Что это с руки властям предержащим, понять нетрудно. Но даже и они упирают все-таки не на свирепость менеджера (поощрявшего восхваление Ивана Грозного и запретившего его проблематизацию Эйзенштейном), а на его якобы эффективность. Но что заставляет заглатывать эту наживку тех, кому ничего хорошего от такой эффективности ждать не приходится? Неужели загадочная русская душа буквально взывает о мучениях? Или дело в «стокгольмском синдроме», согласно которому заложники перенимают мировосприятие террористов?

…Здесь я оставлю в покое своих первокурсников и обращусь к периодически занимающей меня теме — ахматовской. Но не к смерти Гумилева, не к мытарствам их сына, не к Постановлению ЦК 1946 года и не к позднейшему культу самой Ахматовой, а к относительно вегетарианскому 1925 году.

Из записей П. Н. Лукницкого (ее тогдашнего конфидента — отчасти литературного секретаря, отчасти, по-видимому, любовника и стукача):

17.07.1925 <…> Шли по Фонтанке. АА сказала, что читает Ключевского…

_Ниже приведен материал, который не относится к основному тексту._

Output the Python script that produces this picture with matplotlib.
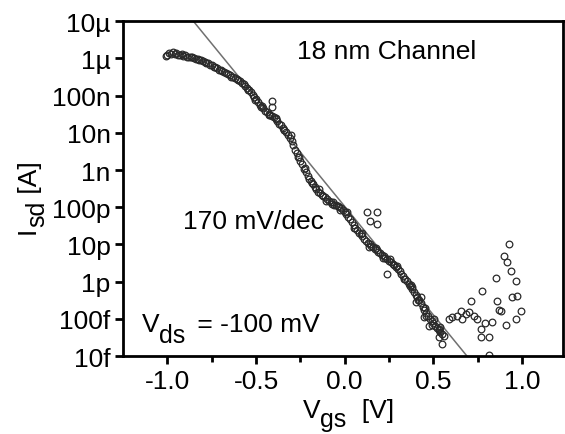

[Он о]чень хорошо излагает. <…> Полет мысли, талант большой, громадные знания… <…> АА восхищается Иваном Грозным — так гениально управлял государством, такую мощь создал и умел давать ее чувствовать, так организовал и т. д. Приводила примеры из истории царствования Ивана Грозного…[5]

Поразительно! В свое время я каким-то образом пропустил это место, хотя оно как нельзя лучше пригодилось бы в моей работе над жизнетворческим портретом ААА в качестве своего рода Сталина в юбке.

И любопытно, как ей удалось вычитать такое из истории Ключевского, который дает Ивану взвешенную, но в целом негативную оценку, отмечая его ученость и литературный дар, но никакой эффективности за его менеджерством не признавая?!

Однако из всех этих усилий ума и воображения царь вынес только простую, голую идею царской власти без практических выводов. <…> Увлеченный враждой и воображаемыми страхами, он упустил из виду <…> потребности государственной жизни и не умел приладить своей отвлеченной теории к местной исторической действительности. Без этой практической разработки его возвышенная теория верховной власти превратилась в каприз личного самовластия, исказилась в орудие личной злости, безотчетного произвола. Потому стоявшие на очереди практические вопросы государственного порядка остались неразрешенными. <…> Одностороннее, себялюбивое и мнительное направление его политической мысли при его нервной возбужденности лишило его практического такта, политического глазомера, чутья действительности, и, успешно предприняв завершение государственного порядка, заложенного его предками, он незаметно для себя самого кончил тем, что поколебал самые основания этого порядка[6].

Может, Лукницкий что-то не так понял? Или она сама? А ведь культурная женщина, с раньшего, как выражался Паниковский, времени, окончившая гимназию, и отнюдь не из красных, хотя зналась как с земщиной (Гумилевым, Анрепом), так и с опричниной (Лурье, Пуниным, Лукницким)… Или она просто не до конца дочитала (царствованию Грозного у Ключевского посвящены главы 28–30, и сначала говорится о попытках благодетельных реформ)? Или дело… в некоем родстве душ — в фиксации «Анны всея Руси» на идее власти и самоотождествлении с великими властителями?

С детства затверженные <…> любимые библейские тексты и исторические примеры все отвечают на одну тему, все говорят о царской власти, о ее божественном происхождении. <…> Упорно вчитываясь в любимые тексты и бесконечно о них размышляя, Иван постепенно и незаметно создал себе из них идеальный мир, в который уходил, как Моисей на свою гору, отдыхать от житейских страхов и огорчений. Он с любовью созерцал эти величественные образы ветхозаветных избранников и помазанников Божиих — Моисея, Саула, Давида, Соломона. Но в этих образах он, как в зеркале, старался разглядеть самого себя, свою собственную царственную фигуру, уловить в них отражение своего блеска или перенести на себя самого отблеск их света и величия. Понятно, что он залюбовался собой, что его собственная особа в подобном отражении представилась ему озаренною блеском и величием, какого и не чуяли на себе его предки, простые московские князья-хозяева <…>

Важнее отрицательное значение этого царствования. Царь Иван был замечательный писатель, пожалуй, даже бойкий политический мыслитель, но он не был государственный делец[7].

Кстати, Ахматова своими владениями, — к счастью, не государственными, а сугубо литературными, — распорядилась, в отличие от Ивана, вполне эффективно.